The broader indices were trading in red; the BSE Mid cap index was down by 0.91%, while Small cap index down by 1.18%.

The gaining sectoral indices on the BSE were IT up by 0.53% and TECK up by 0.24% while, Power down by 2.07%, Realty down by 1.86%, PSU down by 1.72%, Consumer Durables down by 1.41% and Infrastructure down by 1.38% were the losing indices on BSE.

The top gainers on the Sensex were Wipro up by 1.83%, Infosys up by 1.06%, TCS up by 0.40%, HDFC up by 0.27% and Coal India up by 0.15%. On the flip side, NTPC down by 6.60%, GAIL India down by 3.08%, BHEL down by 2.45%, ICICI Bank down by 1.92% and Tata Motors down by 1.73% were the top losers.

Meanwhile, Crisil Research, the research arm of the global credit rating agency, Crisil has come up with a report stating that the recent coal block auctions might have addressed some fuel supply issues, but private power producers with nearly 10,000 MW capacity may have to face under-recovery to the extent of 65 paise per unit because of aggressive bidding.

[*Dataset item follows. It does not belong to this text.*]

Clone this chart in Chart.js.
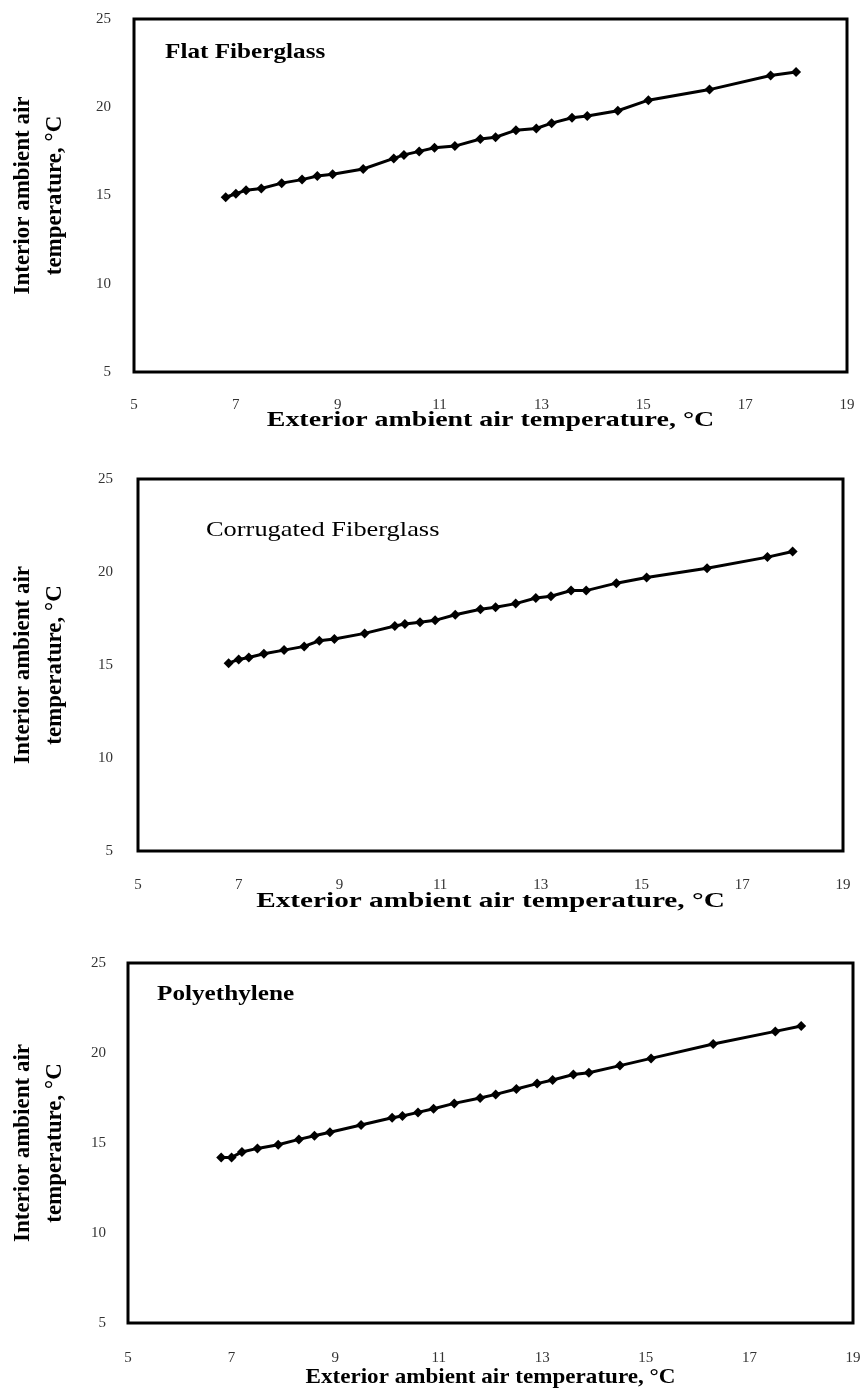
<!DOCTYPE html>
<html>
<head>
<meta charset="utf-8">
<script src="https://cdn.jsdelivr.net/npm/chart.js@4.4.1/dist/chart.umd.min.js"></script>
<style>
  body { margin: 0; background: #fff; }
  .panel { position: absolute; left: 0; width: 862px; }
</style>
</head>
<body>
<div class="panel" style="top:0px"><canvas id="flatChart" width="862" height="460"></canvas></div>
<div class="panel" style="top:460px"><canvas id="corrChart" width="862" height="460"></canvas></div>
<div class="panel" style="top:920px"><canvas id="polyChart" width="862" height="470"></canvas></div>
<script>
// Exterior ambient air temperature (same readings for all three covers)
const exteriorTemp = [6.8, 7.0, 7.2, 7.5, 7.9, 8.3, 8.6, 8.9, 9.5, 10.1, 10.3, 10.6, 10.9,
                      11.3, 11.8, 12.1, 12.5, 12.9, 13.2, 13.6, 13.9, 14.5, 15.1, 16.3, 17.5, 18.0];

// Interior ambient air temperature for each cover
const flatFiberglass = [14.9, 15.1, 15.3, 15.4, 15.7, 15.9, 16.1, 16.2, 16.5, 17.1, 17.3, 17.5, 17.7,
                        17.8, 18.2, 18.3, 18.7, 18.8, 19.1, 19.4, 19.5, 19.8, 20.4, 21.0, 21.8, 22.0];
const corrugatedFiberglass = [15.1, 15.3, 15.4, 15.6, 15.8, 16.0, 16.3, 16.4, 16.7, 17.1, 17.2, 17.3, 17.4,
                              17.7, 18.0, 18.1, 18.3, 18.6, 18.7, 19.0, 19.0, 19.4, 19.7, 20.2, 20.8, 21.1];
const polyethylene = [14.2, 14.2, 14.5, 14.7, 14.9, 15.2, 15.4, 15.6, 16.0, 16.4, 16.5, 16.7, 16.9,
                      17.2, 17.5, 17.7, 18.0, 18.3, 18.5, 18.8, 18.9, 19.3, 19.7, 20.5, 21.2, 21.5];

// Axis ranges / ticks
const xRange = [5, 19], xStep = 2;
const yRange = [5, 25], yStep = 5;

const serif = "'Liberation Serif', 'Times New Roman', serif";

// Draws the closed box around the plot area
const frameBox = {
    id: 'frameBox',
    afterDraw(chart) {
        const { ctx, chartArea: a } = chart;
        ctx.save();
        ctx.strokeStyle = '#000';
        ctx.lineWidth = 3;
        ctx.strokeRect(a.left, a.top, a.right - a.left, a.bottom - a.top);
        ctx.restore();
    }
};

// Material name inside the plot + x axis title (the scan's lettering is stretched sideways)
function wideText(ctx, text, font, x, y, sx, align) {
    ctx.save();
    ctx.font = font;
    ctx.textAlign = align;
    ctx.textBaseline = 'middle';
    ctx.fillStyle = '#000';
    ctx.translate(x, y);
    ctx.scale(sx, 1);
    ctx.fillText(text, 0, 0);
    ctx.restore();
}

const panelText = {
    id: 'panelText',
    afterDraw(chart, args, o) {
        const a = chart.chartArea;
        wideText(chart.ctx, o.label, o.labelFont, a.left + o.labelDx, a.top + o.labelDy, o.labelStretch, 'left');
        wideText(chart.ctx, o.title, o.titleFont, (a.left + a.right) / 2, a.bottom + o.titleDy, o.titleStretch, 'center');
    }
};

function makeChart(id, values, cfg) {
    const points = exteriorTemp.map((x, i) => ({ x: x, y: values[i] }));
    new Chart(document.getElementById(id), {
        type: 'scatter',
        data: {
            datasets: [{
                data: points,
                showLine: true,
                borderColor: '#000',
                borderWidth: 3,
                backgroundColor: '#000',
                pointStyle: 'rectRot',
                pointRadius: 5,
                pointBorderWidth: 0,
                tension: 0
            }]
        },
        options: {
            responsive: false,
            animation: false,
            layout: { padding: cfg.padding },
            plugins: {
                legend: { display: false },
                tooltip: { enabled: false },
                panelText: cfg.text
            },
            scales: {
                x: {
                    type: 'linear',
                    min: xRange[0], max: xRange[1],
                    grid: { display: false },
                    border: { display: false },
                    ticks: { stepSize: xStep, padding: cfg.xPad, color: '#333',
                             font: { family: serif, size: 15 } },
                    title: { display: false },
                    afterFit(scale) {
                        scale.height = cfg.xHeight;
                        scale.paddingLeft = 0;
                        scale.paddingRight = 0;
                    }
                },
                y: {
                    min: yRange[0], max: yRange[1],
                    grid: { display: false },
                    border: { display: false },
                    ticks: { stepSize: yStep, padding: cfg.yPad, color: '#333',
                             font: { family: serif, size: 15 } },
                    title: {
                        display: true,
                        text: ['Interior ambient air', 'temperature, °C'],
                        color: '#000',
                        font: { family: serif, size: 23, weight: 'bold', lineHeight: 1.4 },
                        padding: { top: 7, bottom: 0 }
                    },
                    afterFit(scale) {
                        scale.width = cfg.yWidth;
                        scale.paddingTop = 0;
                        scale.paddingBottom = 0;
                    }
                }
            }
        },
        plugins: [frameBox, panelText]
    });
}

const xTitle = 'Exterior ambient air temperature, °C';

makeChart('flatChart', flatFiberglass, {
    padding: { left: 0, right: 15, top: 19, bottom: 25 },
    yWidth: 134, xHeight: 63, xPad: 16, yPad: 15,
    text: { label: 'Flat Fiberglass', labelFont: 'bold 21px ' + serif, labelDx: 31, labelDy: 34, labelStretch: 1.2,
            title: xTitle, titleFont: 'bold 22px ' + serif, titleDy: 48, titleStretch: 1.27 }
});

makeChart('corrChart', corrugatedFiberglass, {
    padding: { left: 0, right: 19, top: 19, bottom: 7 },
    yWidth: 138, xHeight: 62, xPad: 17, yPad: 17,
    text: { label: 'Corrugated Fiberglass', labelFont: '22px ' + serif, labelDx: 68, labelDy: 51, labelStretch: 1.2,
            title: xTitle, titleFont: 'bold 22px ' + serif, titleDy: 50, titleStretch: 1.33 }
});

makeChart('polyChart', polyethylene, {
    padding: { left: 0, right: 9, top: 43, bottom: 0 },
    yWidth: 128, xHeight: 67, xPad: 18, yPad: 14,
    text: { label: 'Polyethylene', labelFont: 'bold 21px ' + serif, labelDx: 29, labelDy: 32, labelStretch: 1.2,
            title: xTitle, titleFont: 'bold 21px ' + serif, titleDy: 55, titleStretch: 1.1 }
});
</script>
</body>
</html>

The under recovery of 65 paise per unit will translate to a total under recovery of Rs 1350 crore in the next financial year.

In its report, Crisil Research has said that players who went for aggressive bidding could clock under-recovery of Rs 1,350 crore in FY16 because variable tariffs will not cover mining costs and production-linked payments to Government “The aggressive bids indicate the big premium on fuel security. Bid winners have agreed to forego, on average, mining costs of Rs 650 per tonne and pay an additional premium of Rs 400 per tonne to States in FY16.” To offset the resultant 65 paise per unit under-recovery in the variable tariff, recently commissioned or under-construction projects will require an average first-year fixed tariff of close to Rs 3.5 per unit.

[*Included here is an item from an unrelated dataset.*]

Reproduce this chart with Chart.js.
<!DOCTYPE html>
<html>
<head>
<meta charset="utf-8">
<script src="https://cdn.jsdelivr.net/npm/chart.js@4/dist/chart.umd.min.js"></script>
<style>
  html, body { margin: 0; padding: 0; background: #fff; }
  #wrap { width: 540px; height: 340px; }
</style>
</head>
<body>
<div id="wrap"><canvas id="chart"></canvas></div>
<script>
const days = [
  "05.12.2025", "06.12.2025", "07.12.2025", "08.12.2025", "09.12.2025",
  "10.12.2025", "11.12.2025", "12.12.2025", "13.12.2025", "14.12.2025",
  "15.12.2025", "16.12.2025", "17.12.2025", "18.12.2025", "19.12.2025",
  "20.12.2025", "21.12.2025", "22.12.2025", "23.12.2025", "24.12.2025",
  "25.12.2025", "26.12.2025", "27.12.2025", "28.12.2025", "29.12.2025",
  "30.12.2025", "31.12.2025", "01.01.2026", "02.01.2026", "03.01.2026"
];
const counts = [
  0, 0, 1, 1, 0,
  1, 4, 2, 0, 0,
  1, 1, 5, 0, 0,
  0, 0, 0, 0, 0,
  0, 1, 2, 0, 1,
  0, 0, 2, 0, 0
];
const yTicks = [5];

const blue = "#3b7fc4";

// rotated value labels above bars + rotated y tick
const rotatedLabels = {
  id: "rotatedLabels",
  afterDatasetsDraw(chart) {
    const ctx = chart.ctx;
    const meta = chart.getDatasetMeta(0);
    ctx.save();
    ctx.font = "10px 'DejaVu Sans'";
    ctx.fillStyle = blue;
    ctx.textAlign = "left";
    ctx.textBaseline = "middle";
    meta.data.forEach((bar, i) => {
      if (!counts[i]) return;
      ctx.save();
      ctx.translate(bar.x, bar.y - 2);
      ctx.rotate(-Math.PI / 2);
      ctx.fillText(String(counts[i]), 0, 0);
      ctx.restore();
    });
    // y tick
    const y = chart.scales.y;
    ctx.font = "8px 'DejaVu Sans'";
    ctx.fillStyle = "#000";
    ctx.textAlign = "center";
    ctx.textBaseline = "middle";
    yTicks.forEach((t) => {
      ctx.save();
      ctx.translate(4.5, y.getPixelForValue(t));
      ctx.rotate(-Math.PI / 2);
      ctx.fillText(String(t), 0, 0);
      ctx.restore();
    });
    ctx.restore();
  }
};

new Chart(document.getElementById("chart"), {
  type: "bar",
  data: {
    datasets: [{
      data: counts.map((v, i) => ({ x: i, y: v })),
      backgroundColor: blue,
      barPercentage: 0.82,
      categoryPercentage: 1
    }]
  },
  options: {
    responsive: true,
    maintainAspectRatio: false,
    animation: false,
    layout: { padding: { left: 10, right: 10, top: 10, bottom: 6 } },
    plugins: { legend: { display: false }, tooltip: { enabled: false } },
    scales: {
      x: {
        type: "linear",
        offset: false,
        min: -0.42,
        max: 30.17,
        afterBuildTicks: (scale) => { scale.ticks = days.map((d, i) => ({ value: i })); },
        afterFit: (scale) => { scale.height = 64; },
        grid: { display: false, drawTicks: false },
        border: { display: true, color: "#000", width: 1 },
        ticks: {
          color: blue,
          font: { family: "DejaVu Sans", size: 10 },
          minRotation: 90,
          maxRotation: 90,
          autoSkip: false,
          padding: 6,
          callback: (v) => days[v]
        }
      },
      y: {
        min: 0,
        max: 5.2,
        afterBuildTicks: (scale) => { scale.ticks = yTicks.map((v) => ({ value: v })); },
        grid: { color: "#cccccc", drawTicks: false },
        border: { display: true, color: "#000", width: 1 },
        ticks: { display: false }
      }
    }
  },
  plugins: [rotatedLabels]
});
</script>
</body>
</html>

Crisil further estimates that deficit or under-recovery could rise to more than Rs 4,500 crore once allotted coal blocks reach peak production. It said that around 22-25 GW of power projects-both operational and expected to be commissioned by 2016-17-are untied and will compete for new PPAs. For those power producers who are yet to sign PPAs, intense competition will make it difficult to pass on the high coal cost through the fixed cost option.

The CNX Nifty is currently trading at 8590.55, down by 44.10 points or 0.51% after trading in a range of 8589.75 and 8627.90. There were 11 stocks advancing against 39 stocks declining on the index.

The top gainers on Nifty were Wipro up by 1.80%, Infosys up by 1.19%, HDFC up by 0.67%, TCS up by 0.49% and Sun Pharma up by 0.41%. On the flip side, NTPC down by 6.27%, GAIL India down by 3.13%, BPCL down by 2.47%, BHEL down by 2.45% and NMDC down by 2.22% were the top losers.

Asian markets were trading mostly in the red; Hang Seng dipped 0.25%, Jakarta Composite decreased 0.39%, Taiwan Weighted slipped 0.12%, FTSE Bursa Malaysia KLCI declined 0.44%, Shanghai Composite shed 0.19%, KOSPI Index dropped 0.39% and Nikkei 225 was down by 0.05%. On the flip side, Straits Times was up by 0.63%.